**PROBLEM TO SOLVE**
Please reproduce every record, keeping each one exactly as written.

**RECORDS PROVIDED**
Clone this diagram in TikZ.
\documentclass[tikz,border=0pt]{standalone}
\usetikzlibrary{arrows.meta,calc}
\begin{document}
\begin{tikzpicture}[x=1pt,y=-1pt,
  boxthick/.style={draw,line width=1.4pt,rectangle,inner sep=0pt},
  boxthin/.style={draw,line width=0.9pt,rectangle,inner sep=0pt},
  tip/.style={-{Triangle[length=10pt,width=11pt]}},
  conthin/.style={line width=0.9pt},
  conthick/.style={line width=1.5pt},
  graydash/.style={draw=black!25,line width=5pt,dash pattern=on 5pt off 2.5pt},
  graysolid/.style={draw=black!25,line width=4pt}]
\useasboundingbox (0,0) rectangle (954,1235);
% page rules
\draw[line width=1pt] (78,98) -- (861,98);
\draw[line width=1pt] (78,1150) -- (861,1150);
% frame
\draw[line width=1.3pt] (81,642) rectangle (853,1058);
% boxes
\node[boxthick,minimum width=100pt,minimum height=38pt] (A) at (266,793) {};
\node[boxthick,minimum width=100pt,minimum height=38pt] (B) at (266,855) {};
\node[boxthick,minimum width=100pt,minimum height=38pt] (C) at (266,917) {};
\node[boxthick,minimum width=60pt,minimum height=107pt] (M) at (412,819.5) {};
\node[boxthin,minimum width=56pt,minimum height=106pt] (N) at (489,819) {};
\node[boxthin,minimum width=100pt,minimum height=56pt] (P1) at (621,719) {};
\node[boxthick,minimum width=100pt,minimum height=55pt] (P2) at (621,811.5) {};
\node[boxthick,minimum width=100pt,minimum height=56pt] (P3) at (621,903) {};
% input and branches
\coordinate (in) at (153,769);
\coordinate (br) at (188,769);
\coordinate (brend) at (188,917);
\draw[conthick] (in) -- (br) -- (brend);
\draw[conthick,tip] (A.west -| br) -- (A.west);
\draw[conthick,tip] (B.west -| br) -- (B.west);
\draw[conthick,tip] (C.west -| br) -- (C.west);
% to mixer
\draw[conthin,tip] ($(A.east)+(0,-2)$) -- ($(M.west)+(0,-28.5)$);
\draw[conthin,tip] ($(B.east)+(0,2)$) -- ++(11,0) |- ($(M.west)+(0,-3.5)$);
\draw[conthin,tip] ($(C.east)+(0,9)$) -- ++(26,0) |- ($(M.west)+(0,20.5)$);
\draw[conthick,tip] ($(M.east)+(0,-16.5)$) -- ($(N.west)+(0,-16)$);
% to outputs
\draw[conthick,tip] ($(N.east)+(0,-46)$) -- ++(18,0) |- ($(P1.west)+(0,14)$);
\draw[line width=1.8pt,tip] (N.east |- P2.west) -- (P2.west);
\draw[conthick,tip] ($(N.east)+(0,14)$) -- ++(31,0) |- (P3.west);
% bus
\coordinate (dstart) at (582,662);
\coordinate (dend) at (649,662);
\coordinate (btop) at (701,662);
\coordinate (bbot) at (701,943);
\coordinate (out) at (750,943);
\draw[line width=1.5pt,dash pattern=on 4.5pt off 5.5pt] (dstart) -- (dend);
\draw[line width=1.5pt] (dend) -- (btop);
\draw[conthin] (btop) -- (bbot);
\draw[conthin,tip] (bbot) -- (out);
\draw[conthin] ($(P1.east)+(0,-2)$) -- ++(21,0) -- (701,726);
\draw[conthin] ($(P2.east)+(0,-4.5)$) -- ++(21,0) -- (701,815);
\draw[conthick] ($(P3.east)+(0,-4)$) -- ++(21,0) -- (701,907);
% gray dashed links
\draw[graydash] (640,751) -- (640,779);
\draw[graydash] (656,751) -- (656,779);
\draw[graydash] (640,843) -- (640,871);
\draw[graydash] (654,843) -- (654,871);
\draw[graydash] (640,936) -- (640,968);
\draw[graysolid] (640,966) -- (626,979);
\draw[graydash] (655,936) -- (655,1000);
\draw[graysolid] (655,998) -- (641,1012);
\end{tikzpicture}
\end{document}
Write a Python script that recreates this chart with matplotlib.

**EXPECTED OUTPUT**
Clone this diagram in TikZ.
\documentclass[tikz,border=0pt]{standalone}
\usetikzlibrary{arrows.meta,calc}
\begin{document}
\begin{tikzpicture}[x=1pt,y=-1pt,
  boxthick/.style={draw,line width=1.4pt,rectangle,inner sep=0pt},
  boxthin/.style={draw,line width=0.9pt,rectangle,inner sep=0pt},
  tip/.style={-{Triangle[length=10pt,width=11pt]}},
  conthin/.style={line width=0.9pt},
  conthick/.style={line width=1.5pt},
  graydash/.style={draw=black!25,line width=5pt,dash pattern=on 5pt off 2.5pt},
  graysolid/.style={draw=black!25,line width=4pt}]
\useasboundingbox (0,0) rectangle (954,1235);
% page rules
\draw[line width=1pt] (78,98) -- (861,98);
\draw[line width=1pt] (78,1150) -- (861,1150);
% frame
\draw[line width=1.3pt] (81,642) rectangle (853,1058);
% boxes
\node[boxthick,minimum width=100pt,minimum height=38pt] (A) at (266,793) {};
\node[boxthick,minimum width=100pt,minimum height=38pt] (B) at (266,855) {};
\node[boxthick,minimum width=100pt,minimum height=38pt] (C) at (266,917) {};
\node[boxthick,minimum width=60pt,minimum height=107pt] (M) at (412,819.5) {};
\node[boxthin,minimum width=56pt,minimum height=106pt] (N) at (489,819) {};
\node[boxthin,minimum width=100pt,minimum height=56pt] (P1) at (621,719) {};
\node[boxthick,minimum width=100pt,minimum height=55pt] (P2) at (621,811.5) {};
\node[boxthick,minimum width=100pt,minimum height=56pt] (P3) at (621,903) {};
% input and branches
\coordinate (in) at (153,769);
\coordinate (br) at (188,769);
\coordinate (brend) at (188,917);
\draw[conthick] (in) -- (br) -- (brend);
\draw[conthick,tip] (A.west -| br) -- (A.west);
\draw[conthick,tip] (B.west -| br) -- (B.west);
\draw[conthick,tip] (C.west -| br) -- (C.west);
% to mixer
\draw[conthin,tip] ($(A.east)+(0,-2)$) -- ($(M.west)+(0,-28.5)$);
\draw[conthin,tip] ($(B.east)+(0,2)$) -- ++(11,0) |- ($(M.west)+(0,-3.5)$);
\draw[conthin,tip] ($(C.east)+(0,9)$) -- ++(26,0) |- ($(M.west)+(0,20.5)$);
\draw[conthick,tip] ($(M.east)+(0,-16.5)$) -- ($(N.west)+(0,-16)$);
% to outputs
\draw[conthick,tip] ($(N.east)+(0,-46)$) -- ++(18,0) |- ($(P1.west)+(0,14)$);
\draw[line width=1.8pt,tip] (N.east |- P2.west) -- (P2.west);
\draw[conthick,tip] ($(N.east)+(0,14)$) -- ++(31,0) |- (P3.west);
% bus
\coordinate (dstart) at (582,662);
\coordinate (dend) at (649,662);
\coordinate (btop) at (701,662);
\coordinate (bbot) at (701,943);
\coordinate (out) at (750,943);
\draw[line width=1.5pt,dash pattern=on 4.5pt off 5.5pt] (dstart) -- (dend);
\draw[line width=1.5pt] (dend) -- (btop);
\draw[conthin] (btop) -- (bbot);
\draw[conthin,tip] (bbot) -- (out);
\draw[conthin] ($(P1.east)+(0,-2)$) -- ++(21,0) -- (701,726);
\draw[conthin] ($(P2.east)+(0,-4.5)$) -- ++(21,0) -- (701,815);
\draw[conthick] ($(P3.east)+(0,-4)$) -- ++(21,0) -- (701,907);
% gray dashed links
\draw[graydash] (640,751) -- (640,779);
\draw[graydash] (656,751) -- (656,779);
\draw[graydash] (640,843) -- (640,871);
\draw[graydash] (654,843) -- (654,871);
\draw[graydash] (640,936) -- (640,968);
\draw[graysolid] (640,966) -- (626,979);
\draw[graydash] (655,936) -- (655,1000);
\draw[graysolid] (655,998) -- (641,1012);
\end{tikzpicture}
\end{document}
Write a Python script that recreates this chart with matplotlib.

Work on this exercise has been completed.